While never dull, Bel Canto putters along through its second act, and it’s here where it threatens to lose most viewers. This is a big picture film, more concerned about walloping audiences with its broader message than entertaining with compelling characters and snappy dialogue along the way. Moore and Watanabe are their usual charming selves, but this film has no interest in creating relatable, three-dimensional people. Instead, the cast is like chess pieces arranged on the board to lure the audience into a devastating emotional trap.

By the third act, Bel Canto dances right up to the edge of ridiculous, as captors and captives join each other for candle-lit dinners, secret trysts, and even soccer matches. But by this point, you can forgive these broad narrative gestures since you’ve likely figured out this filmmaker’s endgame. Weitz doesn’t populate the film with deep, fleshed out characters, but they do express just enough humanity, on both sides, for us to buy into their improbable bonds.
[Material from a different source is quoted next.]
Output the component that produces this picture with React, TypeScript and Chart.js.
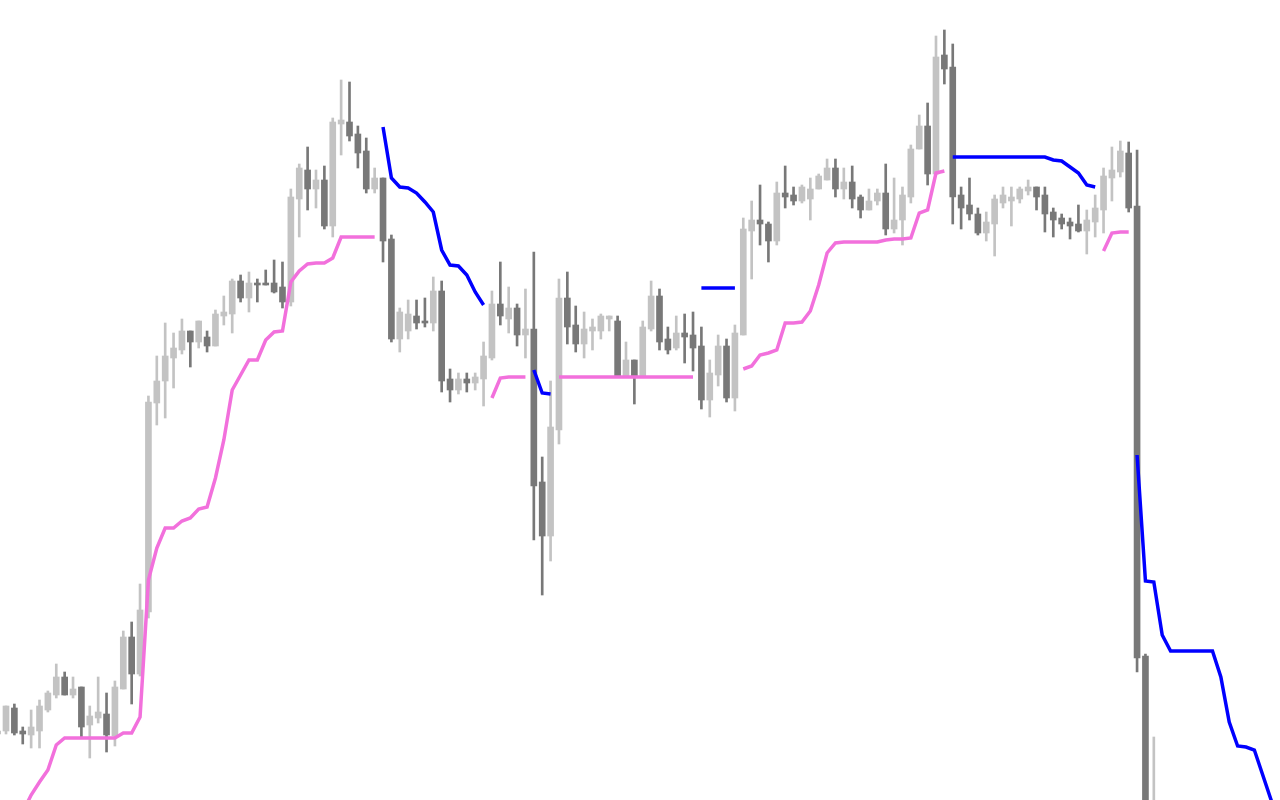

This picture works as a cinematic Rorschach test. Given the stark lines between today’s social politics, it’s fascinating seeing victim and victimizer, captors and captives, transcend their circumstances and connect on a higher level. It’s easy to label our “enemies” as assholes when we only see them as Twitter avatars or the boogeymen showing up in Fox News profiles. It’s almost impossible to face someone every day and not find some type of common ground, and this film presents the most exaggerated version of this idealization. Buying into Bel Canto’s vision or dismissing it outright speaks to one’s capacity for empathy and willingness to seek out their own moral values in the film’s murky shades of grey.